- August 11, 2011
- Posted by: Dave Kurlan
- Category: Understanding the Sales Force
The stock market plunged on both Friday and Monday, made gains on Tuesday and Thursday, and they were sandwiched around another loss on Wednesday. It’s the proverbial roller coaster ride and that sounds very similar to sales performance, doesn’t it?
We know why the market goes up and down – in hindsight – but we can never predict when. Do we know why sales performance bounces up and down? Here are my ten reasons for inconsistent sales performance:
- Inconsistent Sales Management – sales managers that don’t hold their salespeople accountable to metrics that drive revenue on a daily basis, and who don’t coach their salespeople every day can be heard singing, “I’d rather be lucky…”
- Lack of Focus – many salespeople are easily distracted and have difficulty remaining focused on the job at hand, especially when the job at hand involves more than just selling. Those who tend to be event driven may work for days on a single opportunity and those who are task oriented may fail to get traction on enough meaningful opportunities.
- Lack of Motivation – many salespeople are simply not motivated enough to go to battle each and every day. It’s bad enough that they must face off against prospects who don’t want to talk with them, an economy with an identify crisis and competitors that don’t play fair. But they also must fight their own demons – those fears and self-limiting beliefs that play such a big part in the behaviors that lead to their less than record-setting outcomes.
- Lack of Skills – Objective Management Group has the data – the skills just aren’t there! 74% of all salespeople are overwhelmingly mediocre, and as such, they succeed because they are lucky, not because they effectively follow and execute the sales process. Unfortunately, luck is as consistent as the stock market.
- Lack of Commitment – Most salespeople stop short of asking the question that will lead to success. As a matter of fact, they probably stop about 17 questions short of that outcome. In other words, they have the opportunities, but take the path of least resistance, passively hoping that things will go their way, even if they weren’t champions for their own cause.

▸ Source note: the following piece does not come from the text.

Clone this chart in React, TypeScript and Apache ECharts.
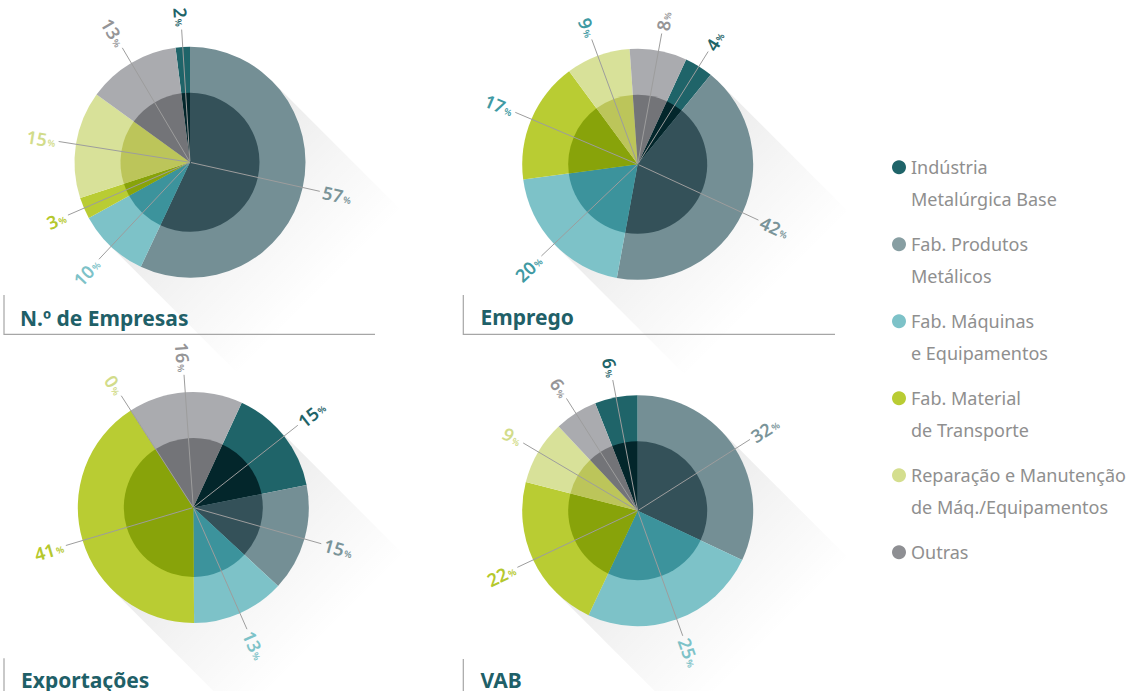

- Rejection – By the way salespeople use it, you would think that technology had removed rejection from selling. Instead, technology simply provides a way for salespeople to avoid rejection as they resort to email and LinkedIn to avoid being rejected over the phone. Ironically, technology simply makes it easier for prospects to avoid and reject salespeople.
- Pipeline – I’ve said this a hundred times before. The pipeline should be the single most accurate predictor of future revenue. And it can be! Unfortunately, despite the available technology that makes this so easy, salespeople and their managers just do not manage the pipeline to the degree that it is always stuffed with enough quality opportunities.
- Precedent – When salespeople have been allowed to perform inconsistently in the past, it sets precedent that inconsistency is OK now and in the future.
- Ambivalence – Who really cares when salespeople don’t consistently hit their numbers? I can tell you this; if the salespeople don’t care, and their managers don’t care, there won’t be any urgency to fix anything because nobody thinks anything is broken. The cure?
- Quotas – Why are companies lowering the damn quotas?